На выходе — политрук Лонин. «Ну как, Соболев?» — спрашивает. Я и говорю ему: «Спиридон Петрович, сделай мне костыли». Он достает нож, принимается за дело, а я, как голодный кобель, уставился на него, лежу, жду.
Лонин был лет на десять постарше меня. Спокойный, добрый, выдержанный человек — никогда не кричит, даже если кем-либо бывал и недоволен. Я, когда во взводе был, считался вроде его заместителя. Помогал ему в политинформациях, в выпуске «Боевых листков». Спиридон Петрович еще недавно мне говорил: «Иван, на случай гибели моей, бумаги из полевой сумки забери, не оставь их!»
И вот теперь строгает Лонин костыли, а сам с тоской на меня посматривает.
Бой не утихал. То в одном месте, то в другом разгоралась яростная пальба.
Протянул мне Лонин костыли: «Ну, Иван, раз можешь идти, то вот в этом направлении и держись. Наш отряд в прикрытие оставлен. А ты, девка,— повернулся он к медсестре,— бери-ка его автомат, вещмешок и пойдешь с ним!»
Поднялся я на свои палки, медсестра все мое на себя взяла, и мы тронулись: она впереди, а я следом. Может, и не много мы прошли, но долго показалось. В том же направлении двигались и другие. Шли молчком. Кто с палочкой, кого под руки вели. Вот, смотрю, и Коля Егоров. Он и без этого был худой, здоровьем слабенький, а тут —то ли вконец обессилел, то ли ранен в бою был — совсем парень оплошал. «Иван, говорит, не бросай меня, пойдем вместе».— «Пойдем, Коля, держись меня».
Справа озерко лесное, ковыляем тропкой по самому берегу, по камням да кустам пробираемся. Надо бы вверх подняться, там двигаться легче, да подъем крутоват, как на костылях одолеешь? Ползком, цепляясь за корни деревьев, за камни, за ветки, выбрались мы наверх, встали на ноги. А тут, смотрю, нас обгоняет наш отряд. Я к Попову: «Александр Иванович, не бросайте нас, до привала доберемся, а там, может, покушать что придется... Я пойду, я чувствую в себе силы еще, из последних сил пойду».

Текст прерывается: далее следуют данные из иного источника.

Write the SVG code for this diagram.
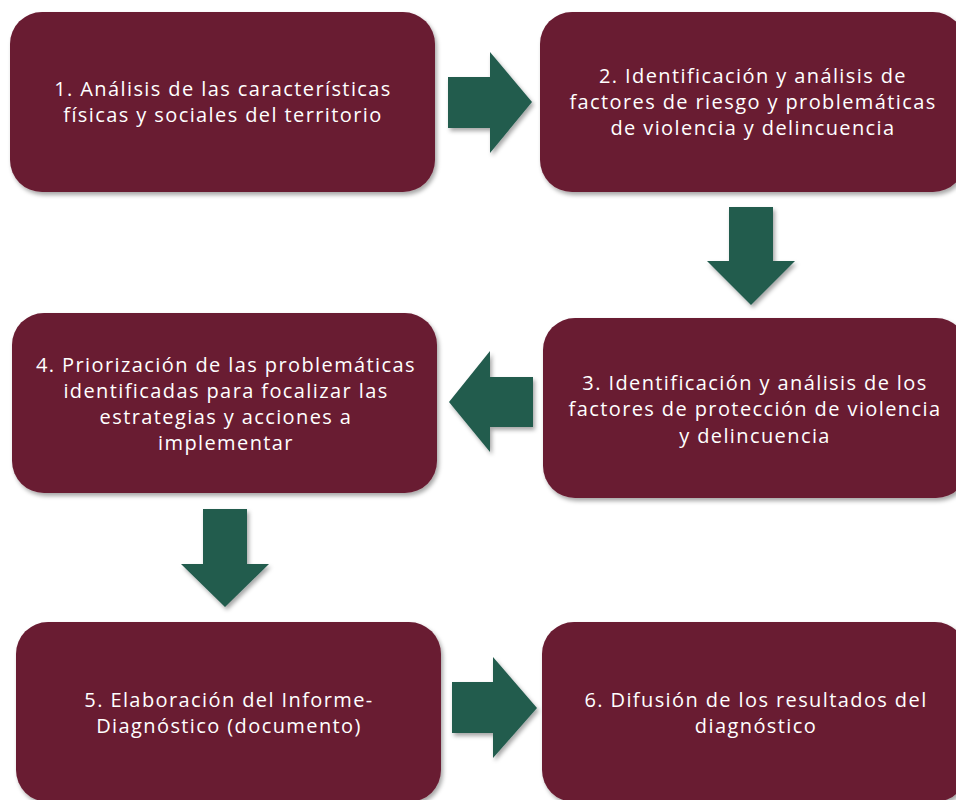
<svg xmlns="http://www.w3.org/2000/svg" width="956" height="800" viewBox="0 0 956 800">
  <defs>
    <filter id="sh" x="-10%" y="-10%" width="120%" height="130%">
      <feDropShadow dx="2" dy="3" stdDeviation="2" flood-color="#000" flood-opacity="0.35"/>
    </filter>
  </defs>
  <style>
    .box { fill: #691C32; filter: url(#sh); }
    .arr { fill: #235B4E; filter: url(#sh); }
    .t { fill: #ffffff; font-family: "Open Sans", "Liberation Sans", sans-serif; font-size: 20px; letter-spacing: 1.4px; text-anchor: middle; }
  </style>
  <rect width="956" height="800" fill="#ffffff"/>
  <g id="connectors">
    <polygon class="arr" points="448,77 490,77 490,52 532,102 490,153 490,128 448,128"/>
    <polygon class="arr" points="729,207 773,207 773,261 795,261 751,305 707,261 729,261"/>
    <polygon class="arr" points="533,377 490,377 490,351 449,402 490,452 490,427 533,427"/>
    <polygon class="arr" points="203,509 247,509 247,564 269,564 225,607 181,564 203,564"/>
    <polygon class="arr" points="452,682 493,682 493,657 537,708 493,758 493,733 452,733"/>
  </g>
  <g id="node1">
    <rect class="box" x="10" y="12" width="425" height="180" rx="32"/>
    <text class="t" x="223" y="96">1. Análisis de las características</text>
    <text class="t" x="223" y="122">físicas y sociales del territorio</text>
  </g>
  <g id="node2">
    <rect class="box" x="540" y="12" width="425" height="180" rx="32"/>
    <text class="t" x="753" y="83">2. Identificación y análisis de</text>
    <text class="t" x="753" y="109">factores de riesgo y problemáticas</text>
    <text class="t" x="753" y="135">de violencia y delincuencia</text>
  </g>
  <g id="node3">
    <rect class="box" x="543" y="318" width="425" height="180" rx="32"/>
    <text class="t" x="755" y="390">3. Identificación y análisis de los</text>
    <text class="t" x="755" y="416">factores de protección de violencia</text>
    <text class="t" x="755" y="443">y delincuencia</text>
  </g>
  <g id="node4">
    <rect class="box" x="12" y="313" width="425" height="180" rx="32"/>
    <text class="t" x="226" y="372">4. Priorización de las problemáticas</text>
    <text class="t" x="226" y="398">identificadas para focalizar las</text>
    <text class="t" x="226" y="424">estrategias y acciones a</text>
    <text class="t" x="226" y="450">implementar</text>
  </g>
  <g id="node5">
    <rect class="box" x="16" y="622" width="425" height="180" rx="32"/>
    <text class="t" x="229" y="707">5. Elaboración del Informe-</text>
    <text class="t" x="229" y="733">Diagnóstico (documento)</text>
  </g>
  <g id="node6">
    <rect class="box" x="542" y="622" width="425" height="180" rx="32"/>
    <text class="t" x="756" y="707">6. Difusión de los resultados del</text>
    <text class="t" x="756" y="733">diagnóstico</text>
  </g>
</svg>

Александр Иванович посмотрел на меня, поискал глазами Лонина и говорит: «Лонин, Соболева доставишь до привала!» Чувствую, не очень хотелось Спиридону Петровичу от отряда отставать, тяжело вздохнул он и пошел ко мне: «Пошли, Иван». Я тогда рад был, что мужчину командир в помощь дал, и говорю медсестре: «Ты иди, Вера, с отрядом, там ты нужней будешь...»
Так мы втроем и двигаемся: впереди Лонин, за ним, метрах в двадцати, я, за мной, метрах в семи-восьми, Коля Егоров. Долго мы так шли — с час наверное, а то и больше. Вскоре догоняют нас Живяков и еще один, незнакомый, не из нашего отряда. Живяков за мной пристраивается и подгоняет: «Давай, давай быстрей, финны преследуют». Я отвечаю —«Я иду, я могу», а сам и действительно стараюсь из последних сил, на боль в ранах уже давно внимания не обращаю, как во сне иду. Живяков с тем незнакомым несколько раз минировали нашу тропу. И потом каждый раз подгоняли нас все сильней: «Скорей! Что мы, погибать должны из-за вас! Скорей!» Так мы двигались с полчаса. Впереди уже давно никого не видно и не слышно.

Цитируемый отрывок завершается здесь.